Steve Calabresi is a law professor at Northwestern University and the founder of the Federalist Society; he signed an amicus brief supporting the petitioner in McDonald v. Chicago.

McDonald v. City of Chicago is a huge five-to-four win for proponents of Second Amendment rights.  Justice Alito’s opinion, together with Justice Thomas’ concurrence, makes it clear that the Second Amendment applies to states and
municipalities as vigorously as it applies against the federal government.  This is the first case in more than forty years to address the issue of whether the Bill of Rights is incorporated against the states.  The Court says it is, at least as a matter of stare decisis, and for Second Amendment purposes.  The McDonald holding will lead to a slew of additional challenges against state and municipal laws around the country regulating or restricting the firearms rights of
law-abiding citizens.  Justice Alito’s opinion is also of tremendous importance because it is based on the premis that substantive due process rights must be deeply rooted in American history and tradition before the Supreme Court can protect them.  This test was first articulated by Justice Scalia more than twenty years ago, and it provided the basis for the Court’s rejection of a claimed constitutional right to assisted suicide in 1997.  The McDonald case makes it clear that five justices (Roberts, Alito, Scalia, Thomas, and Kennedy) are now committed to recognizing only rights that are deeply rooted in history and tradition.  This is the first occasion on which Roberts and Alito have squarely addressed this issue, and it is also significant because Justice Kennedy, who strayed from the conservative camp when he found a
constitutional right to commit sodomy, is now back to signing on to opinions that confine constitutional rights to those that are deeply rooted in history and tradition.  Finally, McDonald is important because it rejected an effort to persuade the Court to realign its substantive due process caselaw as growing out of the Privileges or Immunities Clause of the Fourteenth Amendment  instead of basing it on the controversial doctrine of substantive due process.  Justice Alito’s governing opinion cited stare decisis as a reason not to disinter the Privileges or Immunities Clause.  Justice Clarence Thomas rejected the plurality’s cautious  approach and proposed reinvigorating the Privileges or Immunities Clause.  This concurring opinion is a major victory for originalists because it is the first Supreme Court opinion in 135 years to clearly state this view.  Justice Alito’s plurality opinion  offers only tepid arguments in rejecting Justice Thomas’ vigorous, originalist reading of the Fourteenth Amendment.  This means there is hope that eventually Justice Thomas’ view may eventually prevail.

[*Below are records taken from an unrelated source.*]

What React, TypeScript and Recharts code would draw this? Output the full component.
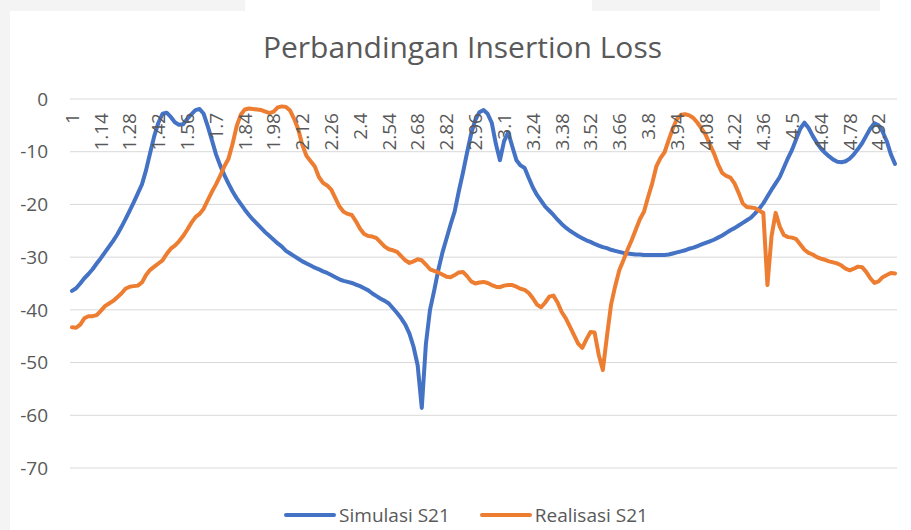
import React from 'react';
import { LineChart, Line, XAxis, YAxis, CartesianGrid, Legend } from 'recharts';

// Frequency categories (GHz): 1.00 .. 5.00, step 0.02
const frequencies: string[] = Array.from({ length: 201 }, (_, i) => String(Number((1 + i * 0.02).toFixed(2))));

const simulasiS21: number[] = [
  -36.4, -35.9, -35.0, -34.0, -33.2, -32.3, -31.2, -30.2, -29.1, -28.0,
  -26.9, -25.7, -24.3, -22.8, -21.2, -19.6, -17.9, -16.2, -13.5, -10.2,
  -7.0, -4.5, -2.8, -2.6, -3.4, -4.4, -4.9, -4.8, -3.8, -2.9,
  -2.1, -1.9, -2.8, -5.2, -7.8, -10.5, -12.6, -14.4, -16.0, -17.5,
  -18.8, -19.9, -21.0, -22.0, -22.9, -23.7, -24.5, -25.3, -26.0, -26.7,
  -27.4, -28.0, -28.8, -29.3, -29.8, -30.3, -30.8, -31.2, -31.6, -32.0,
  -32.3, -32.7, -33.0, -33.4, -33.8, -34.2, -34.5, -34.7, -34.9, -35.2,
  -35.5, -35.9, -36.3, -36.9, -37.4, -37.9, -38.3, -38.8, -39.7, -40.6,
  -41.6, -42.8, -44.5, -47.0, -50.5, -58.6, -46.5, -40.0, -36.4, -32.5,
  -29.2, -26.5, -23.8, -21.3, -17.5, -14.0, -10.2, -6.6, -4.0, -2.5,
  -2.1, -2.8, -4.5, -8.5, -11.6, -8.0, -6.3, -9.0, -11.6, -12.6,
  -13.1, -15.0, -16.8, -18.2, -19.3, -20.4, -21.2, -22.0, -22.9, -23.7,
  -24.4, -25.0, -25.5, -26.0, -26.4, -26.8, -27.1, -27.5, -27.8, -28.1,
  -28.3, -28.6, -28.8, -29.0, -29.2, -29.3, -29.4, -29.5, -29.5, -29.6,
  -29.6, -29.6, -29.6, -29.6, -29.6, -29.5, -29.3, -29.1, -28.9, -28.7,
  -28.4, -28.2, -27.9, -27.6, -27.3, -27.0, -26.7, -26.3, -25.9, -25.4,
  -24.9, -24.5, -24.0, -23.5, -23.0, -22.5, -21.7, -20.8, -19.8, -18.5,
  -17.2, -16.0, -14.8, -13.0, -11.2, -9.6, -7.6, -5.6, -4.5, -5.5,
  -7.0, -8.3, -9.4, -10.2, -10.9, -11.5, -11.9, -12.0, -11.8, -11.3,
  -10.5, -9.5, -8.4, -7.0, -5.6, -4.6, -5.0, -6.2, -8.0, -10.5,
  -12.3,
];

const realisasiS21: number[] = [
  -43.3, -43.4, -42.8, -41.6, -41.2, -41.2, -41.0, -40.2, -39.3, -38.8,
  -38.3, -37.6, -36.9, -36.0, -35.6, -35.5, -35.4, -34.8, -33.4, -32.4,
  -31.8, -31.2, -30.6, -29.4, -28.4, -27.8, -27.0, -26.0, -24.8, -23.5,
  -22.4, -21.8, -20.8, -19.2, -17.6, -16.2, -14.6, -12.8, -11.4, -8.6,
  -5.2, -3.0, -2.0, -1.8, -1.9, -2.0, -2.1, -2.4, -2.7, -2.4,
  -1.6, -1.4, -1.5, -2.2, -3.8, -5.8, -8.8, -10.8, -11.8, -12.8,
  -14.8, -15.9, -16.4, -17.2, -18.8, -20.4, -21.4, -21.8, -22.0, -23.2,
  -24.6, -25.6, -26.0, -26.1, -26.4, -27.2, -28.0, -28.5, -28.7, -29.0,
  -29.8, -30.6, -31.1, -30.8, -30.4, -30.6, -31.4, -32.3, -32.6, -32.9,
  -33.3, -33.7, -33.8, -33.4, -32.9, -32.8, -33.6, -34.6, -35.0, -34.8,
  -34.7, -34.9, -35.3, -35.6, -35.7, -35.4, -35.3, -35.3, -35.6, -36.0,
  -36.2, -36.8, -37.8, -39.0, -39.5, -38.6, -37.5, -37.3, -38.6, -40.4,
  -41.6, -43.2, -44.8, -46.4, -47.2, -45.6, -44.2, -44.3, -48.5, -51.4,
  -45.0, -39.0, -35.5, -32.5, -30.6, -28.6, -26.8, -24.8, -22.8, -21.4,
  -18.6, -16.0, -12.8, -11.2, -10.1, -7.8, -5.6, -3.8, -3.0, -2.9,
  -3.1, -3.6, -4.5, -5.6, -6.8, -8.6, -10.3, -12.4, -14.0, -14.6,
  -14.9, -16.0, -17.8, -19.8, -20.5, -20.6, -20.7, -21.2, -21.6, -35.3,
  -26.0, -21.6, -24.2, -25.8, -26.2, -26.3, -26.6, -27.6, -28.6, -29.2,
  -29.5, -30.0, -30.3, -30.5, -30.8, -31.0, -31.2, -31.6, -32.2, -32.5,
  -32.2, -31.8, -31.9, -32.8, -34.0, -34.9, -34.6, -33.8, -33.4, -33.0,
  -33.1,
];

const yTicks: number[] = [0, -10, -20, -30, -40, -50, -60, -70];

const chartTitle = 'Perbandingan Insertion Loss';
const seriesNames = ['Simulasi S21', 'Realisasi S21'];

const data = frequencies.map((f, i) => ({
  freq: f,
  sim: simulasiS21[i],
  real: realisasiS21[i],
}));

const FONT = '"Open Sans", sans-serif';
const TEXT = '#595959';
const BLUE = '#4472C4';
const ORANGE = '#ED7D31';
const seriesColors = [BLUE, ORANGE];

const XTick = (props: any) => {
  const { x, payload } = props;
  const y0 = 113;
  return (
    <text
      x={x}
      y={y0}
      transform={`rotate(-90, ${x}, ${y0})`}
      textAnchor="end"
      dy="0.36em"
      fill={TEXT}
      fontSize={19}
      fontFamily={FONT}
    >
      {payload.value}
    </text>
  );
};

const LegendContent = () => {
  return (
    <div
      style={{
        display: 'flex',
        justifyContent: 'center',
        alignItems: 'center',
        height: 26,
        paddingLeft: 25,
        fontFamily: FONT,
        fontSize: 19,
        color: TEXT,
      }}
    >
      {seriesNames.map((name, i) => (
        <div key={name} style={{ display: 'flex', alignItems: 'center', marginRight: i === 0 ? 30 : 0 }}>
          <div style={{ width: 52, height: 4, background: seriesColors[i], borderRadius: 2, marginRight: 3 }} />
          <span>{name}</span>
        </div>
      ))}
    </div>
  );
};

export default function App() {
  return (
    <div style={{ position: 'absolute', left: 0, top: 0, width: 911, height: 530, background: '#f4f4f4', overflow: 'hidden' }}>
      <div style={{ position: 'absolute', left: 10, top: 11, width: 901, height: 519, background: '#ffffff' }} />
      <div style={{ position: 'absolute', left: 245, top: 0, width: 347, height: 12, background: '#ffffff' }} />
      <div style={{ position: 'absolute', left: 880, top: 0, width: 31, height: 12, background: '#ffffff' }} />
      <div style={{ position: 'absolute', left: 0, top: 0 }}>
        <LineChart
          width={911}
          height={530}
          data={data}
          margin={{ top: 98, right: 14, bottom: 36, left: 10 }}
        >
          <CartesianGrid vertical={false} stroke="#d9d9d9" strokeWidth={1} />
          <XAxis
            dataKey="freq"
            orientation="top"
            height={1}
            interval={6}
            axisLine={false}
            tickLine={false}
            tick={<XTick />}
            padding={{ left: 2, right: 2 }}
          />
          <YAxis
            domain={[-70, 0]}
            ticks={yTicks}
            width={60}
            axisLine={false}
            tickLine={false}
            tickSize={0}
            tickMargin={22}
            interval={0}
            tick={{ fill: TEXT, fontSize: 19, fontFamily: FONT }}
          />
          <Legend
            verticalAlign="bottom"
            content={<LegendContent />}
            wrapperStyle={{ bottom: 2 }}
          />
          <Line
            type="linear"
            dataKey="sim"
            name={seriesNames[0]}
            stroke={BLUE}
            strokeWidth={4}
            dot={false}
            activeDot={false}
            strokeLinejoin="round"
            strokeLinecap="round"
            isAnimationActive={false}
          />
          <Line
            type="linear"
            dataKey="real"
            name={seriesNames[1]}
            stroke={ORANGE}
            strokeWidth={4}
            dot={false}
            activeDot={false}
            strokeLinejoin="round"
            strokeLinecap="round"
            isAnimationActive={false}
          />
        </LineChart>
      </div>
      <div
        style={{
          position: 'absolute',
          left: 14,
          top: 27,
          width: 897,
          textAlign: 'center',
          fontFamily: FONT,
          fontSize: 30,
          lineHeight: '40px',
          color: TEXT,
        }}
      >
        {chartTitle}
      </div>
    </div>
  );
}
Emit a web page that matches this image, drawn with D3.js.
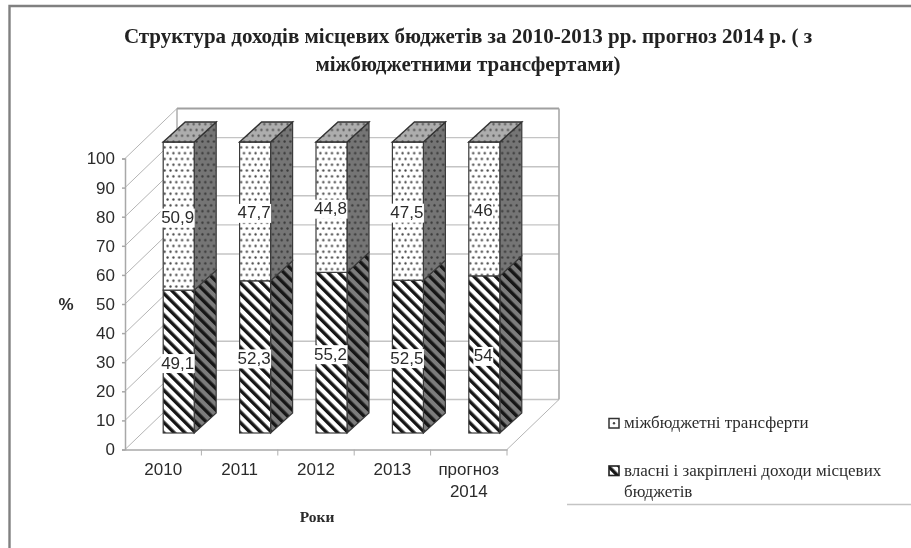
<!DOCTYPE html>
<html>
<head>
<meta charset="utf-8">
<script src="https://cdn.jsdelivr.net/npm/d3@7"></script>
<style>
  body { margin: 0; background: #fff; }
  svg { display: block; }
  .serif { font-family: "Liberation Serif", serif; }
  .sans { font-family: "Liberation Sans", Arial, sans-serif; }
</style>
</head>
<body>
<div id="container"></div>
<script>
let w = 911;
let h = 548;

let categories = ["2010", "2011", "2012", "2013", "прогноз 2014"];
let ownRevenue = [49.1, 52.3, 55.2, 52.5, 54];
let transfers = [50.9, 47.7, 44.8, 47.5, 46];
let yTicks = [0, 10, 20, 30, 40, 50, 60, 70, 80, 90, 100];
// the 30 and 40 lines are washed out of the scan on the back wall
let backGrid = [0, 10, 20, 50, 60, 70, 80, 90, 100];
let titleLines = [
  "Структура доходів місцевих бюджетів за 2010-2013 рр. прогноз 2014 р. ( з",
  "міжбюджетними трансфертами)"
];
let legendOwn = ["власні і закріплені доходи місцевих", "бюджетів"];
let legendTransfers = "міжбюджетні трансферти";

let viz = d3.select("#container")
  .append("svg")
    .attr("width", w)
    .attr("height", h)
    .style("background-color", "white")
;

let defs = viz.append("defs");

// the reference is a soft scan
defs.append("filter").attr("id", "scan")
    .attr("filterUnits", "userSpaceOnUse")
    .attr("x", 0).attr("y", 0)
    .attr("width", w).attr("height", h)
  .append("feGaussianBlur").attr("stdDeviation", 0.55);

function stripes(id, bg) {
  let p = defs.append("pattern").attr("id", id)
      .attr("patternUnits", "userSpaceOnUse")
      .attr("width", 7.6).attr("height", 7.6)
      .attr("patternTransform", "rotate(-45)");
  p.append("rect").attr("width", 7.6).attr("height", 7.6).attr("fill", bg);
  p.append("rect").attr("width", 3.4).attr("height", 7.6).attr("fill", "#161616");
}

function dots(id, bg, dot) {
  let p = defs.append("pattern").attr("id", id)
      .attr("patternUnits", "userSpaceOnUse")
      .attr("width", 11.6).attr("height", 11.6);
  p.append("rect").attr("width", 11.6).attr("height", 11.6).attr("fill", bg);
  [[1.5, 1.5], [7.3, 1.5], [4.4, 7.3], [10.2, 7.3]].forEach(function(c) {
    p.append("circle").attr("cx", c[0]).attr("cy", c[1]).attr("r", 1.15).attr("fill", dot);
  });
}

stripes("ownFront", "#ffffff");
stripes("ownSide", "#7c7c7c");
dots("transFront", "#ffffff", "#444444");
dots("transSide", "#757575", "#383838");
dots("transTop", "#adadad", "#555555");

let root = viz.append("g").attr("filter", "url(#scan)");

// frame, only top and left
root.append("path")
    .attr("d", "M9.5," + h + "V6H" + w)
    .attr("fill", "none")
    .attr("stroke", "#808080")
    .attr("stroke-width", 2.4)
;

// title
root.append("g").selectAll("text").data(titleLines).enter()
  .append("text")
    .attr("class", "serif")
    .attr("x", 468)
    .attr("y", function(d, i) { return 43 + i * 28; })
    .attr("text-anchor", "middle")
    .attr("font-weight", "bold")
    .attr("font-size", 21)
    .attr("fill", "#222")
    .text(function(d) { return d; })
;

// scales
let xScale = d3.scaleBand().domain(categories).range([125, 507]);
let yScale = d3.scaleLinear().domain([0, 100]).range([449.5, 158.5]);

// wall depth and bar placement inside the 3d box
let depthX = 52;
let depthY = -50;
let barOffsetY = -16.5;
let barWidth = 31;
let sideX = 22;
let sideY = -20;

// walls
let walls = root.append("g").attr("fill", "none");

walls.selectAll(".backline").data(backGrid).enter()
  .append("line")
    .attr("class", "backline")
    .attr("x1", 125 + depthX)
    .attr("x2", 507 + depthX)
    .attr("y1", function(d) { return yScale(d) + depthY; })
    .attr("y2", function(d) { return yScale(d) + depthY; })
    .attr("stroke", function(d) { return d == 100 ? "#a0a0a0" : "#c4c4c4"; })
    .attr("stroke-width", function(d) { return d == 100 ? 2 : 1.4; })
;
walls.selectAll(".sideline").data(yTicks).enter()
  .append("line")
    .attr("class", "sideline")
    .attr("x1", 125)
    .attr("x2", 125 + depthX)
    .attr("y1", function(d) { return yScale(d); })
    .attr("y2", function(d) { return yScale(d) + depthY; })
    .attr("stroke", "#b4b4b4")
    .attr("stroke-width", 1)
;
walls.append("line")
    .attr("x1", 125 + depthX).attr("x2", 125 + depthX)
    .attr("y1", yScale(100) + depthY).attr("y2", yScale(0) + depthY)
    .attr("stroke", "#a8a8a8").attr("stroke-width", 1.4)
;
walls.append("line")
    .attr("x1", 507 + depthX).attr("x2", 507 + depthX)
    .attr("y1", yScale(100) + depthY).attr("y2", yScale(0) + depthY)
    .attr("stroke", "#a8a8a8").attr("stroke-width", 1.6)
;
walls.append("line")
    .attr("x1", 507).attr("x2", 507 + depthX)
    .attr("y1", yScale(0)).attr("y2", yScale(0) + depthY)
    .attr("stroke", "#b4b4b4").attr("stroke-width", 1)
;

// axes
let yAxis = d3.axisLeft(yScale).tickValues(yTicks).tickSize(3).tickPadding(7);
let yAxisGroup = root.append("g").attr("class", "yaxis")
    .attr("transform", "translate(125,0)")
    .call(yAxis);

let xAxis = d3.axisBottom(xScale).tickSize(0).tickPadding(0).tickFormat("");
let xAxisGroup = root.append("g").attr("class", "xaxis")
    .attr("transform", "translate(0," + yScale(0) + ")")
    .call(xAxis);

xAxisGroup.selectAll(".edge").data(categories).enter()
  .append("line")
    .attr("class", "edge")
    .attr("x1", function(d) { return xScale(d) + xScale.bandwidth(); })
    .attr("x2", function(d) { return xScale(d) + xScale.bandwidth(); })
    .attr("y1", 0)
    .attr("y2", 6)
    .attr("stroke", "#b0b0b0")
;

root.selectAll(".yaxis path, .yaxis line, .xaxis path")
    .attr("stroke", "#a8a8a8")
    .attr("stroke-width", 1.5)
;
yAxisGroup.selectAll("text")
    .attr("class", "sans")
    .attr("font-size", 17)
    .attr("fill", "#2c2c2c")
;

// category labels, the last one wraps
let catLabels = root.append("g").selectAll("text").data(categories).enter()
  .append("text")
    .attr("class", "sans")
    .attr("text-anchor", "middle")
    .attr("font-size", 17)
    .attr("fill", "#2c2c2c")
;
catLabels.each(function(d) {
  let cx = xScale(d) + xScale.bandwidth() / 2;
  d3.select(this).selectAll("tspan").data(d.split(" ")).enter()
    .append("tspan")
      .attr("x", cx)
      .attr("y", function(t, i) { return 475 + i * 22; })
      .text(function(t) { return t; });
});

// axis titles
root.append("text")
    .attr("class", "sans")
    .attr("x", 66).attr("y", 310)
    .attr("text-anchor", "middle")
    .attr("font-weight", "bold")
    .attr("font-size", 17)
    .attr("fill", "#2c2c2c")
    .text("%")
;
root.append("text")
    .attr("class", "serif")
    .attr("x", 317).attr("y", 522)
    .attr("text-anchor", "middle")
    .attr("font-weight", "bold")
    .attr("font-size", 15.5)
    .attr("fill", "#2c2c2c")
    .text("Роки")
;

// stacked bars
let stackInput = categories.map(function(c, i) {
  return { category: c, own: ownRevenue[i], transfers: transfers[i] };
});
let series = d3.stack().keys(["own", "transfers"])(stackInput);

let barGroups = root.selectAll(".bar").data(stackInput).enter()
  .append("g")
    .attr("class", "bar")
    .attr("transform", function(d) {
      let x = xScale(d.category) + xScale.bandwidth() / 2;
      return "translate(" + x + "," + barOffsetY + ")";
    })
;

function sidePath(y0, y1) {
  return "M" + barWidth + "," + y0 +
    "L" + (barWidth + sideX) + "," + (y0 + sideY) +
    "V" + (y1 + sideY) +
    "L" + barWidth + "," + y1 + "Z";
}

series.forEach(function(s) {
  let front = s.key == "own" ? "url(#ownFront)" : "url(#transFront)";
  let side = s.key == "own" ? "url(#ownSide)" : "url(#transSide)";
  barGroups.each(function(d, i) {
    let g = d3.select(this);
    let y0 = yScale(s[i][0]);
    let y1 = yScale(s[i][1]);
    g.append("path")
        .attr("d", sidePath(y0, y1))
        .attr("fill", side)
        .attr("stroke", "#3a3a3a")
        .attr("stroke-width", 1.2)
    ;
    g.append("rect")
        .attr("x", 0).attr("y", y1)
        .attr("width", barWidth).attr("height", y0 - y1)
        .attr("fill", front)
        .attr("stroke", "#3a3a3a")
        .attr("stroke-width", 1.2)
    ;
  });
});

// top face
barGroups.append("path")
    .attr("d", function() {
      let t = yScale(100);
      return "M0," + t + "L" + sideX + "," + (t + sideY) +
        "H" + (barWidth + sideX) + "L" + barWidth + "," + t + "Z";
    })
    .attr("fill", "url(#transTop)")
    .attr("stroke", "#333")
    .attr("stroke-width", 1.4)
;

// value labels on white plates
function formatValue(v) { return String(v).replace(".", ","); }

series.forEach(function(s) {
  barGroups.each(function(d, i) {
    let g = d3.select(this);
    let mid = yScale((s[i][0] + s[i][1]) / 2);
    let plate = g.append("rect").attr("fill", "white");
    let label = g.append("text")
        .attr("class", "sans")
        .attr("x", barWidth / 2 - 1)
        .attr("y", mid + 7)
        .attr("text-anchor", "middle")
        .attr("font-size", 17)
        .attr("fill", "#2c2c2c")
        .text(formatValue(s[i].data[s.key]))
    ;
    let box = label.node().getBBox();
    plate.attr("x", box.x - 0.5).attr("y", box.y + 0.5)
        .attr("width", box.width + 1).attr("height", box.height);
  });
});

// legend
let legend = root.append("g").attr("class", "serif").attr("font-size", 17).attr("fill", "#2c2c2c");

legend.append("rect")
    .attr("x", 609).attr("y", 418.5).attr("width", 10).attr("height", 9.5)
    .attr("fill", "white").attr("stroke", "#333").attr("stroke-width", 1.5)
;
legend.append("circle")
    .attr("cx", 614).attr("cy", 423.2).attr("r", 1.2).attr("fill", "#444")
;
legend.append("text").attr("x", 624).attr("y", 428).text(legendTransfers);

legend.append("rect")
    .attr("x", 609).attr("y", 466).attr("width", 10).attr("height", 9.5)
    .attr("fill", "url(#ownFront)").attr("stroke", "#222").attr("stroke-width", 1.6)
;
legend.selectAll(".owntext").data(legendOwn).enter()
  .append("text")
    .attr("class", "owntext")
    .attr("x", 624)
    .attr("y", function(d, i) { return 475.5 + i * 21.5; })
    .text(function(d) { return d; })
;

root.append("line")
    .attr("x1", 567).attr("x2", w)
    .attr("y1", 504.5).attr("y2", 504.5)
    .attr("stroke", "#c4c4c4").attr("stroke-width", 1.6)
;
</script>
</body>
</html>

In sum, McDonald v. City of Chicago is important because:  1) it incorporates the Second Amendment right of individual gun ownership into the Fourteenth Amendment so that right will apply against the states; 2) it will lead to a slew of legal challenges to other state and municipal firearms regulations; 3) it confines judicially enforceable constitutional rights to only those rights that are deeply rooted in history and tradition; and 4) it  rejects for now efforts to reinvigorate the Privileges or Immunities Clause but Justice Thomas’ concurrence holds open the possibility that that might yet happen in some future case.